Comment se nourrissent vos identités, française et marocaine?
Je dois avouer que l’identité française perd du terrain tous les jours et qu’il ne m’en reste que la merveilleuse culture française, qui est malheureusement abandonnée par les Français. Dans un passé récent, cette culture n’a-t-elle pas été magnifiée et célébrée, enrichie par les immigrés d’alors? Une fois ces derniers partis, le renouvellement n’est pas au rendez-vous. C’est la mort lente, imperceptible. Ma culture marocaine, en revanche, est totalement compatible avec ma spiritualité juive, qui trouve au Maroc un véritable terrain pour s’épanouir. Cela pourrait sembler contradictoire, puisqu’il s’agit d’un pays arabe. Pourtant, c’est la réalité. Les Juifs sont largement plus heureux et davantage protégés au Maroc qu’en France, «pays des droits de l’homme» oublieux de ses devoirs. Je ne doute pas que, dans un proche avenir, je ne serai plus que marocain et qu’il ne me restera qu’un titre de transport français. Je conçois que ce soit difficile à admettre, mais c’est la réalité. À tous mes amis français, je dis tout de même mon affection et toute mon admiration quand ils ont su rester les récipiendaires de tout ce que leur passé glorieux leur a légué de merveilleux.
Que vous inspire le rapprochement Maroc-Israël?
Ce rapprochement signifie que le Maroc a choisi non pas Israël, mais le bloc dont Israël fait partie intégrante. Le Maroc a donc intelligemment choisi le progrès sans renoncer à sa spiritualité ni à ses valeurs, ce qui est essentiel.
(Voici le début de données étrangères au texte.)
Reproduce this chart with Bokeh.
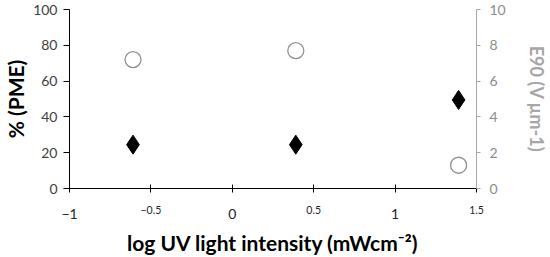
from bokeh.plotting import figure
from bokeh.models import Range1d, LinearAxis, FixedTicker
from bokeh.embed import file_html
from bokeh.resources import INLINE

# data
log_intensity = [-0.61, 0.39, 1.39]
pme_percent = [24.5, 24.5, 49.5]
e90_values = [7.2, 7.7, 1.3]

x_ticks_big = [-1, 0, 1]
x_ticks_small = [-0.5, 0.5, 1.5]
left_ticks = [0, 20, 40, 60, 80, 100]
right_ticks = [0, 2, 4, 6, 8, 10]

p = figure(width=550, height=257, output_backend="svg", toolbar_location=None,
           x_range=Range1d(-1, 1.5), y_range=Range1d(0, 100),
           min_border_left=69, min_border_right=71, min_border_top=9, min_border_bottom=66)
p.extra_y_ranges = {"e90": Range1d(0, 10)}
p.grid.visible = False
p.outline_line_color = None

font = "Lato"

# main x axis: ticks and the large labels
xa = p.xaxis[0]
xa.ticker = FixedTicker(ticks=x_ticks_big + x_ticks_small)
xa.major_label_overrides = {-0.5: "", 0.5: "", 1.5: ""}
xa.major_label_text_font = font
xa.major_label_text_font_size = "14px"
xa.major_label_text_color = "#262626"
xa.major_label_standoff = 16
xa.major_tick_in = 4
xa.major_tick_out = 4
xa.minor_tick_line_color = None

# second x axis: the small labels and the title
xb = LinearAxis(ticker=FixedTicker(ticks=x_ticks_small))
xb.axis_line_color = None
xb.major_tick_line_color = None
xb.minor_tick_line_color = None
xb.major_tick_in = 0
xb.major_tick_out = 0
xb.major_label_text_font = font
xb.major_label_text_font_size = "10.5px"
xb.major_label_text_color = "#262626"
xb.major_label_standoff = -16
xb.axis_label = "log UV light intensity (mWcm\u207b\u00b2)"
xb.axis_label_text_font = font
xb.axis_label_text_font_style = "bold"
xb.axis_label_text_font_size = "21px"
xb.axis_label_text_color = "#000000"
xb.axis_label_standoff = 13
p.add_layout(xb, "below")

ya = p.yaxis[0]
ya.ticker = FixedTicker(ticks=left_ticks)
ya.major_label_text_font = font
ya.major_label_text_font_size = "14px"
ya.major_label_text_color = "#404040"
ya.major_label_standoff = 6
ya.major_tick_in = 0
ya.major_tick_out = 6
ya.minor_tick_line_color = None
ya.axis_label = "% (PME)"
ya.axis_label_text_font = font
ya.axis_label_text_font_style = "bold"
ya.axis_label_text_font_size = "21px"
ya.axis_label_text_color = "#000000"
ya.axis_label_standoff = 2

ra = LinearAxis(y_range_name="e90", ticker=FixedTicker(ticks=right_ticks))
ra.major_label_text_font = font
ra.major_label_text_font_size = "14px"
ra.major_label_text_color = "#8c8c8c"
ra.major_label_standoff = 9
ra.axis_line_color = "#a6a6a6"
ra.major_tick_line_color = "#a6a6a6"
ra.major_tick_in = 0
ra.major_tick_out = 4
ra.minor_tick_line_color = None
ra.axis_label = "E90 (V \u00b5m-1)"
ra.axis_label_text_font = font
ra.axis_label_text_font_style = "bold"
ra.axis_label_text_font_size = "18px"
ra.axis_label_text_color = "#a6a6a6"
ra.axis_label_standoff = 17
p.add_layout(ra, "right")

p.scatter(log_intensity, pme_percent, marker="diamond", size=19,
          fill_color="black", line_color="black")
p.scatter(log_intensity, e90_values, y_range_name="e90", marker="circle", size=16,
          fill_color="white", line_color="#909090", line_width=1.3)

open("out.html", "w").write(file_html(p, INLINE))
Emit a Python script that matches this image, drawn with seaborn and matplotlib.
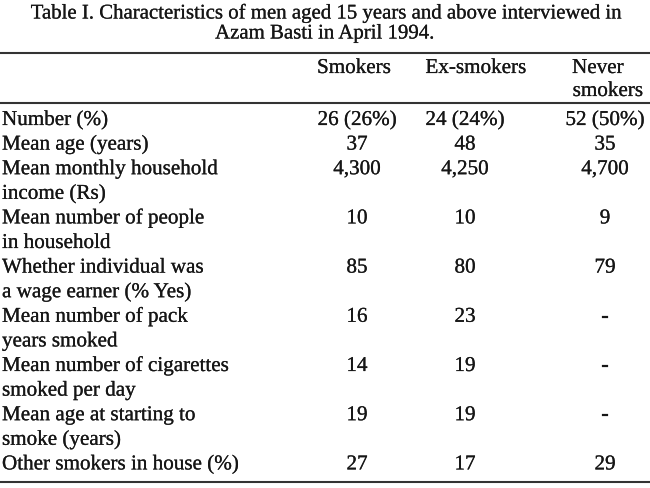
import matplotlib
matplotlib.use("Agg")
import matplotlib.pyplot as plt
import matplotlib.patheffects as pe
import seaborn as sns
import pandas as pd

title_lines = ["Table I. Characteristics of men aged 15 years and above interviewed in",
               "Azam Basti in April 1994."]
col_headers = [["Smokers"], ["Ex-smokers"], ["Never", "smokers"]]
row_labels = [
    ["Number (%)"],
    ["Mean age (years)"],
    ["Mean monthly household", "income (Rs)"],
    ["Mean number of people", "in household"],
    ["Whether individual was", "a wage earner (% Yes)"],
    ["Mean number of pack", "years smoked"],
    ["Mean number of cigarettes", "smoked per day"],
    ["Mean age at starting to", "smoke (years)"],
    ["Other smokers in house (%)"],
]
smokers = ["26 (26%)", "37", "4,300", "10", "85", "16", "14", "19", "27"]
ex_smokers = ["24 (24%)", "48", "4,250", "10", "80", "23", "19", "19", "17"]
never_smokers = ["52 (50%)", "35", "4,700", "9", "79", "-", "-", "-", "29"]

df = pd.DataFrame({"label": row_labels, "Smokers": smokers,
                   "Ex-smokers": ex_smokers, "Never smokers": never_smokers})

sns.set_theme(style="white")
plt.rcParams['font.family'] = ['Liberation Serif', 'DejaVu Serif']

W, H = 650, 488
fig = plt.figure(figsize=(6.5, 4.88), dpi=100)
ax = fig.add_axes([0, 0, 1, 1])
ax.set_xlim(0, W)
ax.set_ylim(H, 0)
ax.axis("off")

fs_title = 15.0
fs_body = 15.2
ink = '#161616'
thick = [pe.withStroke(linewidth=0.15, foreground=ink)]

def txt(x, y, s, ha='center', fs=fs_body):
    ax.text(x, y, s, ha=ha, va='baseline', fontsize=fs, color=ink, path_effects=thick)

# title
txt(328, 18.5, title_lines[0], fs=fs_title)
txt(325, 38.5, title_lines[1], fs=fs_title)

rule_kw = dict(color='#333333', lw=1.5, solid_capstyle='butt')
for ry in (52.5, 102.5, 482):
    ax.plot([0, W], [ry, ry], **rule_kw)

# column headers
hdr_x = [[354], [476], [598, 608]]
hdr_y = [73, 96]
for xs, hdr in zip(hdr_x, col_headers):
    for j, line in enumerate(hdr):
        txt(xs[j], hdr_y[j], line)

col_x = {"Smokers": 357, "Ex-smokers": 465, "Never smokers": 605}

y0 = 125
step = 24.6
line_idx = 0
for i, row in df.iterrows():
    y = y0 + step * line_idx
    for j, line in enumerate(row["label"]):
        txt(2, y + step * j, line, ha='left')
    for c in ("Smokers", "Ex-smokers", "Never smokers"):
        txt(col_x[c], y, row[c])
    line_idx += len(row["label"])

fig.savefig("out.png", dpi=100, facecolor='white')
Le Maroc ne sera jamais un pays occidental au sens où l’on considère la trajectoire que suscite le progrès. Sa spiritualité le protège, mais elle ne doit pas le menacer. Israël et le Maroc, il me semble, sont deux pays identiques parce qu’ils ont tous deux une partie de leur territoire qui leur est contestée et parce qu’ils possèdent une minorité juive fortement imprégnée de culture judéo-marocaine. Israël a beaucoup à apporter au Maroc pour lui permettre de mettre un pied à l’étrier du futur; le Maroc a une profondeur géographique importante à apporter à Israël, qui a vu la sienne disparaître après que ses rapports avec la Turquie se sont considérablement détériorés.